仮出願の際には、明細書を提出しなければなりませんが、明細書にクレームを記載する必要は無く、また、図面を提出する必要もありません。また、英語に翻訳することなく日本語で出願することもできます。

なお、仮出願かどうかを確認する方法ですが、特許公報の書誌事項が記載されている箇所に (60) Provisional Application No.nn/nnn.nnn のように記載されていますので、興味がある方は確認してみてください。

仮出願制度の趣旨は日本の国内優先権制度と同じような考えです

アメリカを第一国として出願した場合の特許権の存続期間は、出願日から20年で満了します。一方でパリ条約の優先権を主張してアメリカへ出願する外国人は、第一国出願日の利益を受けながらアメリカへの出願日から20年間の権利期間を享受できます。

このようにすると、第一国をアメリカとした出願は、特許権の存続期間において外国人の出願よりも短期間になる、という不利益を被るので、パリ条約の優先権を伴った出願と同等の利益を受けることができるように、仮出願制度が制定された。ということです。

仮出願をすることによって得られる効果

仮出願の出願日から12ヶ月以内に、仮出願による優先的利益を主張して正規出願を行い、特許権が付与された場合には、その特許権の存続期間はその正規出願の出願日から起算されることになります。即ち、特許権の存続期間が実質的に最長12ヶ月伸びることになります(仮出願日から出願日までの最長12ヶ月)。

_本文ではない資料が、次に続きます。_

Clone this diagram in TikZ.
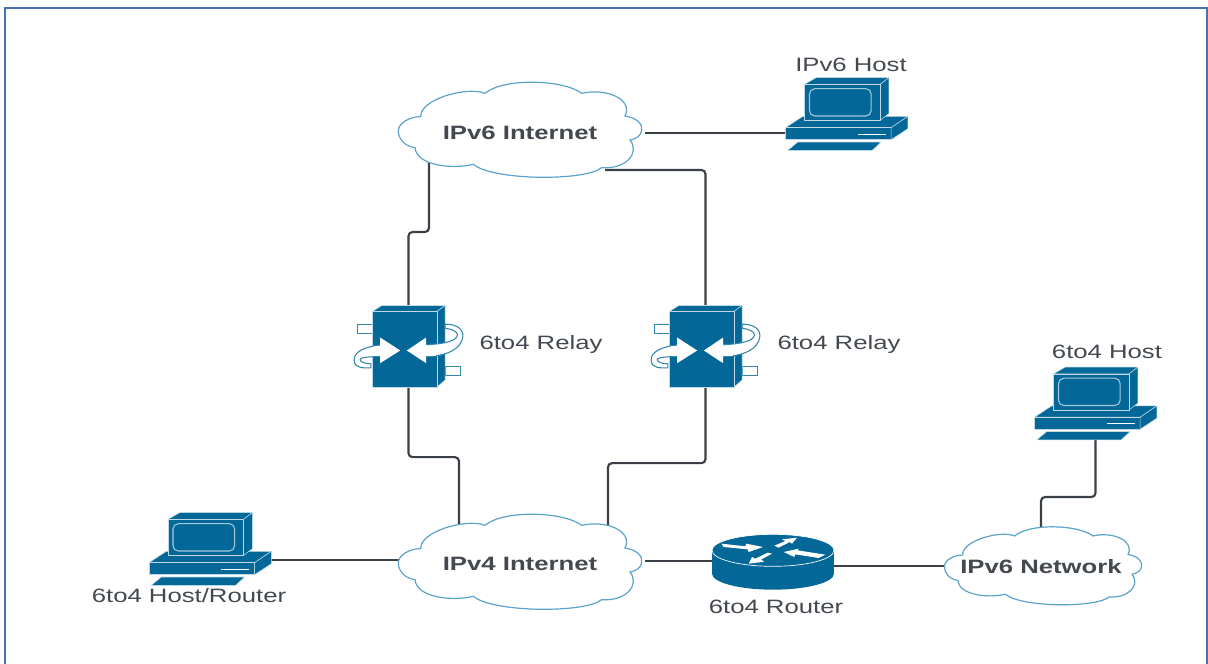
\documentclass[tikz,border=0pt]{standalone}
\usepackage{fontspec}
\setmainfont[FakeStretch=1.33]{Liberation Sans}
\usepackage{tikz}
\usetikzlibrary{backgrounds}
\definecolor{iconblue}{HTML}{036897}
\definecolor{cloudline}{HTML}{5BA3C9}
\definecolor{wirecolor}{HTML}{3A4046}
\definecolor{textcolor}{HTML}{43494F}
\definecolor{framecolor}{HTML}{4A6FB5}
\tikzset{
	hostbox/.style={minimum width=92pt,minimum height=55pt,inner sep=0pt,outer sep=0pt},
	relaybox/.style={minimum width=55pt,minimum height=61pt,inner sep=0pt,outer sep=0pt},
	routerbox/.style={minimum width=92pt,minimum height=41pt,inner sep=0pt,outer sep=0pt},
	netlabel/.style={font=\fontsize{14.5}{16}\selectfont\bfseries,text=textcolor,inner sep=0pt,outer sep=0pt},
	caption/.style={font=\fontsize{14.5}{16}\selectfont,text=textcolor,inner sep=0pt},
	wire/.style={draw=wirecolor,line width=1.6pt,rounded corners=3pt},
	face/.style={fill=iconblue,draw=white!75!iconblue,line width=0.4pt,line join=round},
	ribbon/.style={fill=white,draw=iconblue!80,line width=0.8pt},
	host/.pic={
		\begin{scope}[x=.25pt,y=-.25pt,shift={(-231,-191)}]
			\draw [face] (48,232) -- (100,198) -- (415,198) -- (365,232) -- cycle;
			\draw [face] (48,232) -- (365,232) -- (365,268) -- (48,268) -- cycle;
			\draw [face] (365,232) -- (415,198) -- (415,235) -- (365,268) -- cycle;
			\draw [white,line width=0.9pt] (265,252) -- (348,252);
			\draw [face] (105,102) -- (140,82) -- (358,82) -- (332,102) -- cycle;
			\draw [face] (332,102) -- (358,82) -- (358,190) -- (332,210) -- cycle;
			\draw [face] (105,102) -- (332,102) -- (332,210) -- (105,210) -- cycle;
			\draw [white!65!iconblue,line width=0.8pt,rounded corners=4pt] (120,115) rectangle (305,197);
			\draw [face] (55,300) -- (85,275) -- (335,275) -- (308,300) -- cycle;
		\end{scope}
	},
	relay/.pic={
		\begin{scope}[x=.25pt,y=-.25pt,shift={(-205,-170)}]
			\draw [ribbon] (52,103) rectangle (97,132);
			\draw [ribbon] (315,230) rectangle (360,258);
			\draw [face] (97,65) -- (125,47) -- (315,47) -- (290,65) -- cycle;
			\draw [face] (290,65) -- (315,47) -- (315,270) -- (290,292) -- cycle;
			\draw [face] (97,65) -- (290,65) -- (290,292) -- (97,292) -- cycle;
			\draw [ribbon] (124,165) .. controls (75,170) and (40,185) .. (42,212) .. controls (44,237) and (70,234) .. (92,234) -- (92,222) .. controls (72,222) and (58,215) .. (60,208) .. controls (62,203) and (90,200) .. (124,200) -- cycle;
			\draw [ribbon] (254,165) .. controls (320,162) and (350,152) .. (352,135) .. controls (352,125) and (335,118) .. (315,115) -- (315,103) .. controls (350,103) and (370,118) .. (368,140) .. controls (364,177) and (320,200) .. (254,200) -- cycle;
			\fill [white] (180,182) -- (120,143) -- (120,220) -- cycle;
			\fill [white] (200,182) -- (258,143) -- (258,220) -- cycle;
			\fill [white] (100,167) rectangle (122,198);
			\fill [white] (256,167) rectangle (288,198);
		\end{scope}
	},
	router/.pic={
		\begin{scope}[x=.25pt,y=-.25pt,shift={(-248,-125)}]
			\fill [iconblue] (248,160) ellipse [x radius=183,y radius=48];
			\fill [iconblue] (65,90) rectangle (431,160);
			\draw [fill=iconblue,draw=white,line width=0.5pt] (248,90) ellipse [x radius=183,y radius=48];
			\fill [white] (93,70) -- (165,78) -- (168,70) -- (218,80) -- (175,95) -- (172,87) -- (100,80) -- cycle;
			\fill [white] (252,76) -- (285,62) -- (275,57) -- (320,52) -- (305,70) -- (298,65) -- (265,82) -- cycle;
			\fill [white] (405,103) -- (322,90) -- (325,85) -- (280,95) -- (312,110) -- (315,102) -- (385,113) -- cycle;
			\fill [white] (245,100) -- (212,118) -- (222,124) -- (175,130) -- (185,110) -- (195,115) -- (232,97) -- cycle;
		\end{scope}
	},
	netcloud/.pic={
		\begin{scope}[x=.25pt,y=-.25pt,shift={(-420,-182)}]
			\draw [fill=white,draw=cloudline,line width=0.9pt] (55,185) .. controls (55,160) and (90,142) .. (122,142)
				.. controls (120,90) and (260,50) .. (315,72)
				.. controls (370,25) and (550,30) .. (605,72)
				.. controls (680,55) and (760,90) .. (735,140)
				.. controls (770,145) and (790,165) .. (785,185)
				.. controls (782,200) and (765,210) .. (750,212)
				.. controls (780,250) and (740,300) .. (665,295)
				.. controls (620,335) and (340,335) .. (280,285)
				.. controls (220,300) and (110,290) .. (105,235)
				.. controls (70,230) and (55,205) .. (55,185) -- cycle;
		\end{scope}
	}
}
\begin{document}
\begin{tikzpicture}[x=.75pt,y=.75pt]
	\useasboundingbox (0,0) rectangle (1208,-664);
	% frame
	\draw [framecolor,line width=1pt] (5,-664) -- (5,-8) -- (1207,-8) -- (1207,-664);
	% clouds
	\pic at (520,-130) {netcloud};
	\node (v6inet) at (520,-133) [netlabel] {IPv6 Internet};
	\pic at (520,-562) {netcloud};
	\node (v4inet) at (520,-564) [netlabel] {IPv4 Internet};
	\pic [xscale=.81,yscale=.82] at (1043,-566) {netcloud};
	\node (v6net) at (1041,-567) [netlabel] {IPv6 Network};
	% hosts
	\pic at (846.5,-114) {host};
	\node (v6host) at (846.5,-114) [hostbox] {};
	\node (v6hostlabel) at (851,-65) [caption] {IPv6 Host};
	\pic at (1095.5,-403.5) {host};
	\node (v4host) at (1095.5,-403.5) [hostbox] {};
	\node (v4hostlabel) at (1107,-352) [caption] {6to4 Host};
	\pic at (210,-549) {host};
	\node (edgehost) at (210,-549) [hostbox] {};
	\node (edgehostlabel) at (189,-596) [caption] {6to4 Host/Router};
	% relays
	\pic at (408.5,-346.5) {relay};
	\node (relayA) at (408.5,-346.5) [relaybox] {};
	\node (relayAlabel) at (541,-344) [caption] {6to4 Relay};
	\pic at (705.5,-346.5) {relay};
	\node (relayB) at (705.5,-346.5) [relaybox] {};
	\node (relayBlabel) at (839,-344) [caption] {6to4 Relay};
	% router
	\pic at (773,-562) {router};
	\node (edgerouter) at (773,-562) [routerbox] {};
	\node (edgerouterlabel) at (776,-607) [caption] {6to4 Router};
	% links, behind everything
	\begin{scope}[on background layer]
		\draw [wire] ([xshift=36pt]v6inet.east) -- ([yshift=-14.25pt]v6host.west);
		\draw [wire] ([xshift=-68.25pt]v6inet.center) -- ++(0,-99) -| (relayA.north);
		\draw [wire] ([shift={(63.75pt,-27.75pt)}]v6inet.center) -| (relayB.north);
		\draw [wire] (relayA.south) -- ++(0,-70) -| ([xshift=-45.75pt]v4inet.center);
		\draw [wire] (relayB.south) -- ++(0,-76) -| ([xshift=66pt]v4inet.center);
		\draw [wire] ([yshift=-8.25pt]edgehost.east) -- ([yshift=3pt]v4inet.center);
		\draw [wire] ([shift={(36pt,2.25pt)}]v4inet.east) -- ([yshift=.75pt]edgerouter.center);
		\draw [wire] ([yshift=-3pt]edgerouter.center) -- ([yshift=.75pt]v6net.center);
		\draw [wire] (v6net.center) -- ++(0,70) -| (v4host.south);
	\end{scope}
\end{tikzpicture}
\end{document}
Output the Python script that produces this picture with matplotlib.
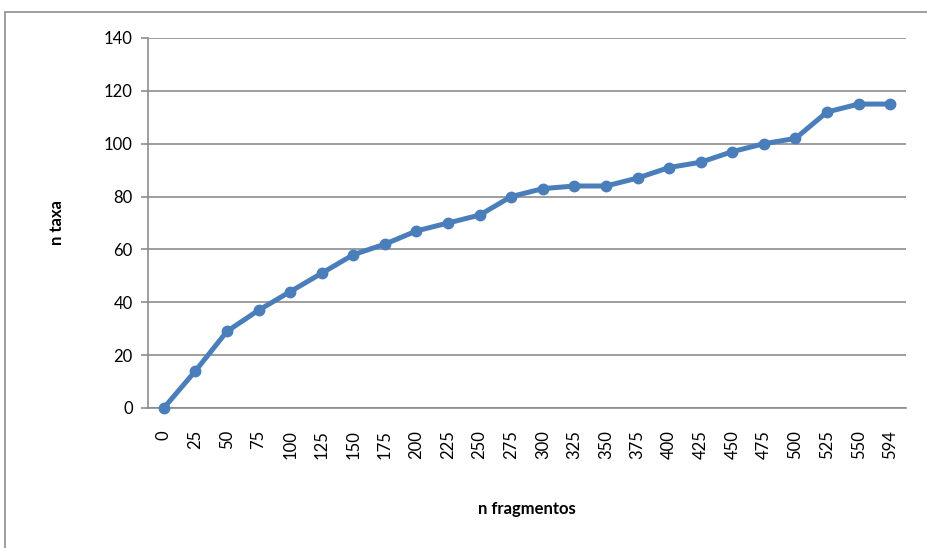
import matplotlib
matplotlib.use("Agg")
import matplotlib.pyplot as plt
from matplotlib.patches import Rectangle

categories = ["0", "25", "50", "75", "100", "125", "150", "175", "200", "225", "250", "275",
              "300", "325", "350", "375", "400", "425", "450", "475", "500", "525", "550", "594"]
n_taxa = [0, 14, 29, 37, 44, 51, 58, 62, 67, 70, 73, 80,
          83, 84, 84, 87, 91, 93, 97, 100, 102, 112, 115, 115]
y_ticks = [0, 20, 40, 60, 80, 100, 120, 140]

plt.rcParams['font.family'] = ['Lato', 'DejaVu Sans']

W, H = 927, 548
fig = plt.figure(figsize=(W / 100, H / 100), dpi=100)
fig.patches.append(Rectangle((5 / W, -0.1), 1.2, (H - 12) / H + 0.1, transform=fig.transFigure,
                             fill=False, edgecolor='#8c8c8c', linewidth=1.2))

ax = fig.add_axes([148 / W, (H - 408) / H, 758 / W, 370 / H])
x = list(range(len(categories)))
ax.plot(x, n_taxa, color='#4A7EBB', linewidth=3.6, marker='o', markersize=7.5,
        markerfacecolor='#4A7EBB', markeredgecolor='#4A7EBB', solid_joinstyle='round', zorder=3,
        clip_on=False)
ax.set_xlim(-0.5, len(categories) - 0.5)
ax.set_ylim(0, 140)
ax.set_yticks(y_ticks)
ax.set_yticklabels([str(v) for v in y_ticks], fontsize=12)
ax.set_xticks(x)
ax.set_xticklabels(categories, rotation=90, fontsize=12)
ax.yaxis.grid(True, color='#8c8c8c', linewidth=1.2)
ax.set_axisbelow(True)
for s in ['top', 'right']:
    ax.spines[s].set_visible(False)
for s in ['left', 'bottom']:
    ax.spines[s].set_color('#8c8c8c')
    ax.spines[s].set_linewidth(1.2)
ax.tick_params(axis='y', length=5, color='#8c8c8c', width=1.2, pad=6)
ax.tick_params(axis='x', length=0, pad=16)
ax.set_ylabel('n taxa', fontsize=12, fontweight='bold', labelpad=28)
ax.set_xlabel('n fragmentos', fontsize=12, fontweight='bold', labelpad=30)

fig.savefig('out.png', dpi=100)
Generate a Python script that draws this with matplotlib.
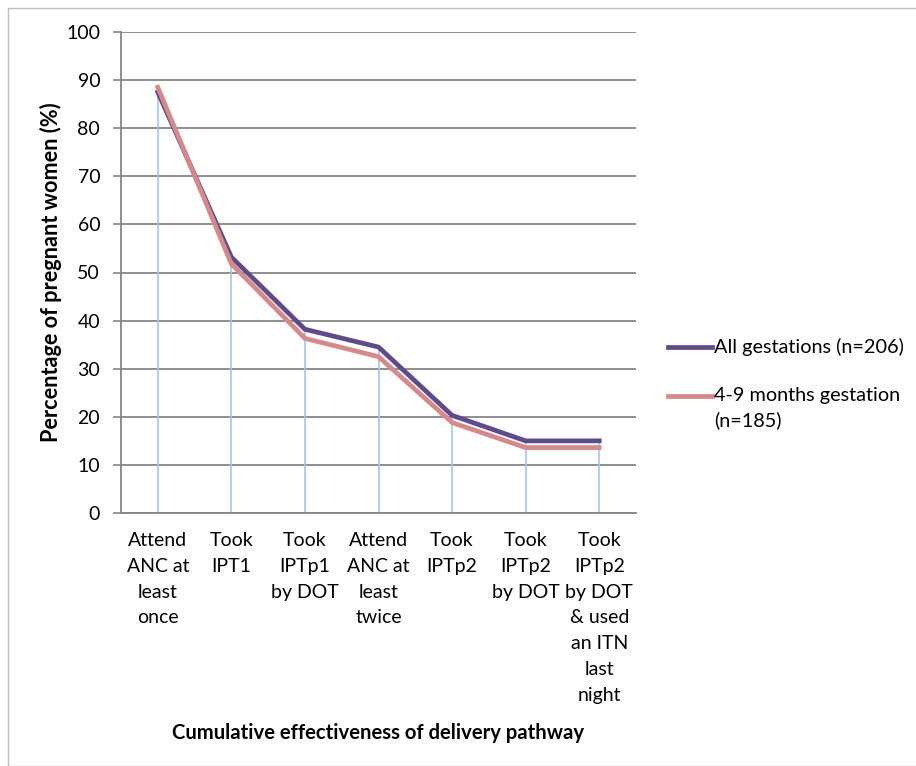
import matplotlib
matplotlib.use("Agg")
import matplotlib.pyplot as plt
from matplotlib.lines import Line2D
from matplotlib.patches import Rectangle

plt.rcParams['font.family'] = ['Lato', 'DejaVu Sans']

categories = ["Attend\nANC at\nleast\nonce", "Took\nIPT1", "Took\nIPTp1\nby DOT",
              "Attend\nANC at\nleast\ntwice", "Took\nIPTp2", "Took\nIPTp2\nby DOT",
              "Took\nIPTp2\nby DOT\n& used\nan ITN\nlast\nnight"]
all_gest = [87.5, 53.2, 38.2, 34.5, 20.3, 15.0, 15.0]
months_4_9 = [88.5, 51.8, 36.3, 32.5, 18.8, 13.6, 13.6]
series_labels = ["All gestations (n=206)", "4-9 months gestation\n(n=185)"]

W, H = 916, 766
fig = plt.figure(figsize=(W / 100, H / 100), dpi=100)
ax = fig.add_axes([121 / W, 1 - 513 / H, (636 - 121) / W, (513 - 32) / H])

x = list(range(len(categories)))
purple = "#5f4b8b"
pink = "#d4898a"
drop = "#a8c3ea"

tops = [max(a, b) for a, b in zip(all_gest, months_4_9)]
ax.vlines(x, 0, tops, colors=drop, linewidth=1.2, zorder=2)

l1, = ax.plot(x, all_gest, color=purple, linewidth=3.4, zorder=3, solid_joinstyle='miter')
l2, = ax.plot(x, months_4_9, color=pink, linewidth=3.4, zorder=4, solid_joinstyle='miter')

ax.set_xlim(-0.5, len(categories) - 0.5)
ax.set_ylim(0, 100)
ax.set_yticks(range(0, 101, 10))
ax.set_xticks(x)
ax.set_xticklabels(categories, fontsize=14, linespacing=1.62, va='top')
ax.tick_params(axis='x', length=0, pad=14)
ax.tick_params(axis='y', length=6, width=1.2, color="#868686", labelsize=14, pad=9)

ax.grid(axis='y', color="#868686", linewidth=1.3, zorder=1)
ax.set_axisbelow(True)
for s in ['top', 'right']:
    ax.spines[s].set_visible(False)
for s in ['left', 'bottom']:
    ax.spines[s].set_color("#868686")
    ax.spines[s].set_linewidth(1.3)

ax.set_ylabel("Percentage of pregnant women (%)", fontsize=15.6, fontweight='bold')
ax.yaxis.set_label_coords((62 - 121) / 515, 0.5)
fig.text((174 + 583) / 2 / W, 1 - 733 / H, "Cumulative effectiveness of delivery pathway",
         fontsize=14.6, fontweight='bold', ha='center', va='center')

# legend drawn manually to keep handle aligned with first text line
leg_items = [(347, l1), (396, l2)]
for (yc, line), lab in zip(leg_items, series_labels):
    fy = 1 - yc / H
    fig.lines.append(Line2D([668 / W, 712 / W], [fy, fy], transform=fig.transFigure,
                            color=line.get_color(), linewidth=3.4))
    fig.text(714 / W, fy + 9 / H, lab, fontsize=14.3, ha='left', va='top',
             linespacing=1.5)

fig.patches.append(Rectangle((8 / W, 0), 1, 1 - 8 / H, transform=fig.transFigure,
                             fill=False, edgecolor="#bfbfbf", linewidth=1.0))

fig.savefig("out.png", dpi=100, facecolor='white')
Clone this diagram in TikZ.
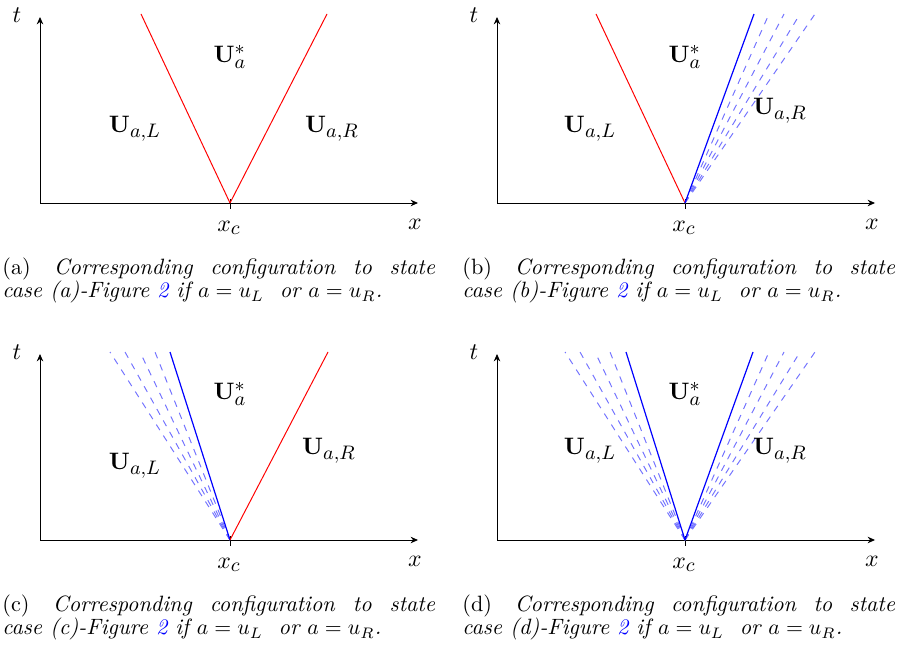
\documentclass[tikz,border=0pt]{standalone}
\usepackage{xcolor}
\usetikzlibrary{arrows.meta,calc}
\DeclareMathSizes{11.4}{11.4}{9.4}{7}
\newcommand{\lblfont}{\fontsize{11.4}{13}\selectfont}
\newcommand{\capfont}{\fontsize{10.2}{11}\selectfont}
\begin{document}
\begin{tikzpicture}[x=0.46pt,y=-0.46pt,
  axisline/.style={line width=0.45pt,-{Stealth[length=3.4pt,width=3pt]}},
  shockline/.style={red,line width=0.45pt},
  rareline/.style={blue,line width=0.55pt},
  fanline/.style={blue!55,dashed,line width=0.45pt},
  lbl/.style={inner sep=0pt,font=\lblfont},
  captext/.style={anchor=north west,text width=199pt,align=justify,inner sep=0pt,font=\capfont}]
\useasboundingbox (0,0) rectangle (897,646);

% ---------- panel (a)
\begin{scope}
  \coordinate (ao) at (40,203); \coordinate (ax) at (418,203); \coordinate (at) at (40,17);
  \coordinate (ac) at (230,203);
  \coordinate (act) at (230,199); \coordinate (acb) at (230,209);
  \draw[axisline] (ao) -- (ax); \draw[axisline] (ao) -- (at);
  \draw[line width=0.45pt] (act) -- (acb);
  \coordinate (aL) at (141,14); \coordinate (aR) at (327,14);
  \draw[shockline] (ac) -- (aL); \draw[shockline] (ac) -- (aR);
  \node[lbl] (atl) at (17,15) {$t$};
  \node[lbl] (axl) at (415,224) {$x$};
  \node[lbl] (acl) at (229,228) {$x_c$};
  \node[lbl] (aUs) at (230,57) {$\mathbf{U}_a^*$};
  \node[lbl] (aUL) at (135,129) {$\mathbf{U}_{a,L}$};
  \node[lbl] (aUR) at (332,129) {$\mathbf{U}_{a,R}$};
  \node[captext] (acap) at (2,257) {(a)\hspace{3pt} \textit{Corresponding configuration to state\linebreak case (a)-Figure \textcolor{blue}{2} if $a=u_L$\ \ or $a=u_R$.}};
\end{scope}

% ---------- panel (b)
\begin{scope}
  \coordinate (bo) at (497,203); \coordinate (bx) at (875,203); \coordinate (bt) at (497,17);
  \coordinate (bc) at (685,203);
  \coordinate (bct) at (685,199); \coordinate (bcb) at (685,209);
  \draw[axisline] (bo) -- (bx); \draw[axisline] (bo) -- (bt);
  \draw[line width=0.45pt] (bct) -- (bcb);
  \coordinate (bL) at (596,14); \coordinate (bR) at (754,14);
  \draw[shockline] (bc) -- (bL);
  \foreach \d [count=\i] in {84,99,115,130}{
    \coordinate (bf\i) at (685+\d,14);
    \draw[fanline] (bc) -- (bf\i);
  }
  \draw[rareline] (bc) -- (bR);
  \node[lbl] (btl) at (474,15) {$t$};
  \node[lbl] (bxl) at (872,224) {$x$};
  \node[lbl] (bcl) at (684,228) {$x_c$};
  \node[lbl] (bUs) at (685,57) {$\mathbf{U}_a^*$};
  \node[lbl] (bUL) at (590,129) {$\mathbf{U}_{a,L}$};
  \node[lbl] (bUR) at (780,111) {$\mathbf{U}_{a,R}$};
  \node[captext] (bcap) at (462,257) {(b)\hspace{3pt} \textit{Corresponding configuration to state\linebreak case (b)-Figure \textcolor{blue}{2} if $a=u_L$\ \ or $a=u_R$.}};
\end{scope}

% ---------- panel (c)
\begin{scope}
  \coordinate (co) at (40,540); \coordinate (cx) at (418,540); \coordinate (ct) at (40,354);
  \coordinate (cc) at (230,540);
  \coordinate (cct) at (230,536); \coordinate (ccb) at (230,546);
  \draw[axisline] (co) -- (cx); \draw[axisline] (co) -- (ct);
  \draw[line width=0.45pt] (cct) -- (ccb);
  \coordinate (cL) at (170,352); \coordinate (cR) at (328,352);
  \foreach \d [count=\i] in {75,90,105,120}{
    \coordinate (cf\i) at (230-\d,352);
    \draw[fanline] (cc) -- (cf\i);
  }
  \draw[rareline] (cc) -- (cL);
  \draw[shockline] (cc) -- (cR);
  \node[lbl] (ctl) at (17,352) {$t$};
  \node[lbl] (cxl) at (415,561) {$x$};
  \node[lbl] (ccl) at (229,565) {$x_c$};
  \node[lbl] (cUs) at (230,394) {$\mathbf{U}_a^*$};
  \node[lbl] (cUL) at (135,466) {$\mathbf{U}_{a,L}$};
  \node[lbl] (cUR) at (329,451) {$\mathbf{U}_{a,R}$};
  \node[captext] (ccap) at (2,594) {(c)\hspace{3pt} \textit{Corresponding configuration to state\linebreak case (c)-Figure \textcolor{blue}{2} if $a=u_L$\ \ or $a=u_R$.}};
\end{scope}

% ---------- panel (d)
\begin{scope}
  \coordinate (do) at (497,540); \coordinate (dx) at (875,540); \coordinate (dt) at (497,354);
  \coordinate (dc) at (685,540);
  \coordinate (dct) at (685,536); \coordinate (dcb) at (685,546);
  \draw[axisline] (do) -- (dx); \draw[axisline] (do) -- (dt);
  \draw[line width=0.45pt] (dct) -- (dcb);
  \coordinate (dL) at (626,352); \coordinate (dR) at (753,352);
  \foreach \d [count=\i] in {75,90,105,120}{
    \coordinate (dfl\i) at (685-\d,352);
    \draw[fanline] (dc) -- (dfl\i);
  }
  \foreach \d [count=\i] in {84,99,115,130}{
    \coordinate (dfr\i) at (685+\d,352);
    \draw[fanline] (dc) -- (dfr\i);
  }
  \draw[rareline] (dc) -- (dL);
  \draw[rareline] (dc) -- (dR);
  \node[lbl] (dtl) at (474,352) {$t$};
  \node[lbl] (dxl) at (872,561) {$x$};
  \node[lbl] (dcl) at (684,565) {$x_c$};
  \node[lbl] (dUs) at (685,394) {$\mathbf{U}_a^*$};
  \node[lbl] (dUL) at (590,451) {$\mathbf{U}_{a,L}$};
  \node[lbl] (dUR) at (780,451) {$\mathbf{U}_{a,R}$};
  \node[captext] (dcap) at (462,594) {(d)\hspace{3pt} \textit{Corresponding configuration to state\linebreak case (d)-Figure \textcolor{blue}{2} if $a=u_L$\ \ or $a=u_R$.}};
\end{scope}
\end{tikzpicture}
\end{document}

なお、新規性など特許性の判断においては、仮出願日に出願したのと同様の取り扱いが受けられます。

無効資料は仮出願日以前に公開されている文献であることが必要

以上でお分かりのように、無効化する対象の特許が仮出願に基づく優先権を主張している場合は、仮出願日以前に公開されている文献を探す必要があるというわけですね。